On the premium track: Harvey is embedding AI into the most complex and sensitive work in legal — live M&A transactions — with two tier-one VDR integrations that bring permissioned deal room data directly into AI workflows. Legora is opening four locations simultaneously to chase enterprise law firm demand that has outpaced its EMEA capacity, which is what a $5.6B company does when the market is moving faster than its salesforce. The premium track is consolidating around platforms with the security credentials and deal-workflow depth to operate where lawyers are already priced for the work.
On the commodity track: Superlegal's $117 attorney-certified contract review is the sharpest pricing signal the legal AI market has produced. It is not a discount product. It is a licensed law firm using a supervised AI workflow to deliver at the natural price of the underlying work — the price you get when the AI is doing the labour and an attorney is doing the verification, rather than the reverse. The construction sector is the entry point, but the pricing logic is sector-agnostic.

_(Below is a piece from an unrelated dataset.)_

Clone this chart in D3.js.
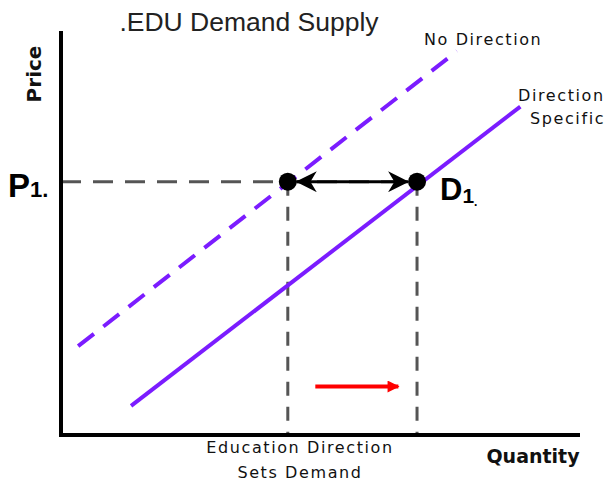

The Mississippi disqualification order sits across both tracks. It is simultaneously the most sweeping judicial response to AI supervision failures in U.S. legal history and a confirmation that supervision architecture is non-negotiable at every price point. Every $117 Superlegal contract has a licensed attorney sign-off. Every Harvey M&A diligence query in a permissioned deal room has an access-controlled document trail. The Mississippi outcome — four lawyers disqualified, one trial cancelled, both sets of clients left without counsel mid-case — is what happens when AI output reaches a legal proceeding without a credible human review gate in the architecture.

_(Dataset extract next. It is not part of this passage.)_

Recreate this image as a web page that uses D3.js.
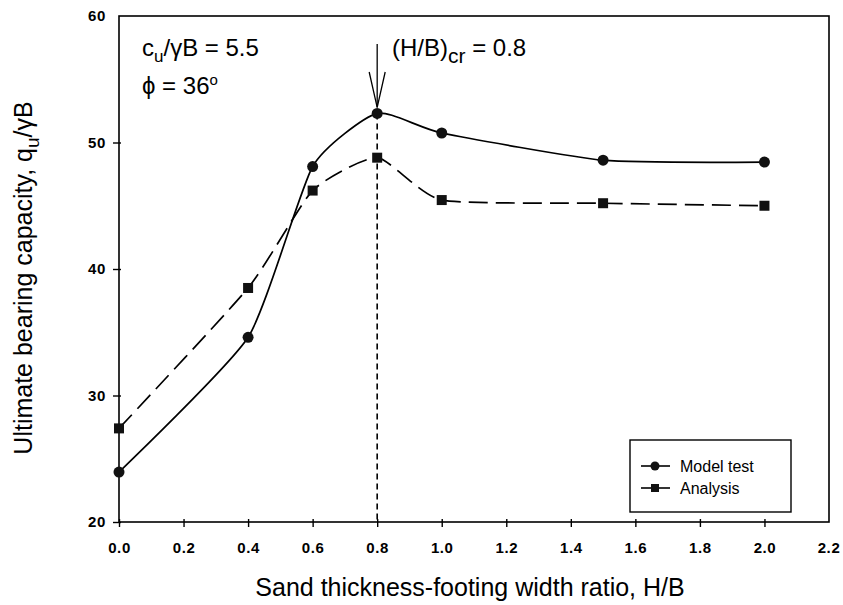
<!DOCTYPE html>
<html><head><meta charset="utf-8">
<script src="https://cdn.jsdelivr.net/npm/d3@7"></script>
<style>body{margin:0;background:#fff}svg{display:block}text{font-family:"Liberation Sans",Arial,sans-serif;fill:#000}</style>
</head><body><svg id="c" width="843" height="605"></svg>
<script>
const hb = [0.0, 0.4, 0.6, 0.8, 1.0, 1.5, 2.0];
const modelTest = [23.95, 34.6, 48.1, 52.3, 50.75, 48.6, 48.45];
const analysis = [27.4, 38.5, 46.2, 48.8, 45.45, 45.2, 45.0];
const xTicks = [0.0, 0.2, 0.4, 0.6, 0.8, 1.0, 1.2, 1.4, 1.6, 1.8, 2.0, 2.2];
const yTicks = [20, 30, 40, 50, 60];
const criticalHB = 0.8;

const svg = d3.select("#c");
const L = 119, R = 829, T = 16, B = 522;
const x = d3.scaleLinear().domain([0, 2.2]).range([L, R]);
const y = d3.scaleLinear().domain([20, 60]).range([B, T]);
const tickStyle = s => s.style("font-size", "15px").style("font-weight", "bold").style("letter-spacing", "0.6px");

svg.append("rect").attr("x", L).attr("y", T).attr("width", R - L).attr("height", B - T)
  .attr("fill", "none").attr("stroke", "#000").attr("stroke-width", 1.6);

const xa = svg.append("g").attr("transform", `translate(0,${B})`)
  .call(d3.axisBottom(x).tickValues(xTicks.filter(v => v < 2.2)).tickFormat(d3.format(".1f")).tickSize(5).tickSizeOuter(0));
xa.select(".domain").remove();
xa.selectAll("line").attr("stroke-width", 1.4).attr("y1", -3);
xa.selectAll("text").attr("y", 31).attr("dy", null).call(tickStyle);
svg.append("text").attr("x", x(2.2)).attr("y", B + 31).attr("text-anchor", "middle")
  .call(tickStyle).text(d3.format(".1f")(2.2));

const ya = svg.append("g").attr("transform", `translate(${L},0)`)
  .call(d3.axisLeft(y).tickValues(yTicks.filter(v => v < 60)).tickSize(6).tickSizeOuter(0));
ya.select(".domain").remove();
ya.selectAll("line").attr("stroke-width", 1.4).attr("x1", 2);
ya.selectAll("text").attr("x", -13).call(tickStyle);
svg.append("text").attr("x", L - 13).attr("y", y(60)).attr("dy", "0.32em").attr("text-anchor", "end")
  .call(tickStyle).text("60");

svg.append("line").attr("x1", x(criticalHB)).attr("x2", x(criticalHB))
  .attr("y1", y(modelTest[3])).attr("y2", B)
  .attr("stroke", "#000").attr("stroke-width", 1.6).attr("stroke-dasharray", "6,4");

const line = d3.line().curve(d3.curveCardinal.tension(0.45));
const ptsM = hb.map((v, i) => [x(v), y(modelTest[i])]);
const ptsA = hb.map((v, i) => [x(v), y(analysis[i])]);

svg.append("path").attr("d", line(ptsA)).attr("fill", "none").attr("stroke", "#000")
  .attr("stroke-width", 1.7).attr("stroke-dasharray", "19,8");
svg.append("path").attr("d", line(ptsM)).attr("fill", "none").attr("stroke", "#000")
  .attr("stroke-width", 1.7);

svg.selectAll(".sq").data(ptsA).join("rect").attr("x", d => d[0] - 5).attr("y", d => d[1] - 5)
  .attr("width", 10).attr("height", 10).attr("fill", "#111");
svg.selectAll(".ci").data(ptsM).join("circle").attr("cx", d => d[0]).attr("cy", d => d[1])
  .attr("r", 5.5).attr("fill", "#111");

const ax = x(criticalHB);
svg.append("line").attr("x1", ax).attr("x2", ax).attr("y1", 44).attr("y2", y(modelTest[3]) - 6)
  .attr("stroke", "#000").attr("stroke-width", 1.3);
svg.append("path").attr("d", `M${ax - 8},${72} L${ax},${y(modelTest[3]) - 6} L${ax + 8},${72}`)
  .attr("fill", "none").attr("stroke", "#000").attr("stroke-width", 1.3);

const t1 = svg.append("text").attr("x", 142).attr("y", 56).style("font-size", "24px");
t1.append("tspan").text("c");
t1.append("tspan").attr("dy", 6).style("font-size", "17px").text("u");
t1.append("tspan").attr("dy", -6).text("/γB = 5.5");
const t2 = svg.append("text").attr("x", 142).attr("y", 94).style("font-size", "24px");
t2.append("tspan").text("ϕ = 36");
t2.append("tspan").attr("dy", -9).style("font-size", "15px").text("o");
const t3 = svg.append("text").attr("x", 392).attr("y", 56).style("font-size", "24px");
t3.append("tspan").text("(H/B)");
t3.append("tspan").attr("dy", 7).style("font-size", "21px").text("cr");
t3.append("tspan").attr("dy", -7).text(" = 0.8");

svg.append("text").attr("x", 470).attr("y", 596).attr("text-anchor", "middle")
  .style("font-size", "25px").text("Sand thickness-footing width ratio, H/B");
const yt = svg.append("text").attr("transform", `translate(32,278) rotate(-90)`)
  .attr("text-anchor", "middle").style("font-size", "25px");
yt.append("tspan").text("Ultimate bearing capacity, q");
yt.append("tspan").attr("dy", 7).style("font-size", "19px").text("u");
yt.append("tspan").attr("dy", -7).text("/γB");

const lg = svg.append("g");
lg.append("rect").attr("x", 630).attr("y", 440).attr("width", 161).attr("height", 72)
  .attr("fill", "#fff").attr("stroke", "#000").attr("stroke-width", 1.4);
const items = [{name: "Model test", sym: "circle"}, {name: "Analysis", sym: "square"}];
items.forEach((it, i) => {
  const yy = 466 + i * 22;
  lg.append("line").attr("x1", 641).attr("x2", 670).attr("y1", yy).attr("y2", yy)
    .attr("stroke", "#000").attr("stroke-width", 1.6);
  if (it.sym === "circle") lg.append("circle").attr("cx", 655).attr("cy", yy).attr("r", 4.5).attr("fill", "#111");
  else lg.append("rect").attr("x", 651).attr("y", yy - 4).attr("width", 8).attr("height", 8).attr("fill", "#111");
  lg.append("text").attr("x", 680).attr("y", yy).attr("dy", "0.35em").style("font-size", "16px").text(it.name);
});
</script></body></html>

The bifurcation playing out this week is the structural insight Flank is built on: some legal work requires expensive expertise and earns the fee it commands; the rest is inexpensive work that keeps being routed to expensive resources because the routing infrastructure didn't exist. Harvey and Legora are racing to own the expensive end, building faster tools for lawyers already billing at the rate the work warrants. Superlegal is demonstrating that the commodity end can be attorney-certified, licensed, and delivered at $117. The enterprise legal teams that do well here are the ones that have categorised their work explicitly enough to know which track each item belongs on — and who have built the supervised agent infrastructure to handle the commodity work before it ever reaches a lawyer priced for the other one. Mississippi tells you the cost of not building that infrastructure. Superlegal tells you the price of building it correctly.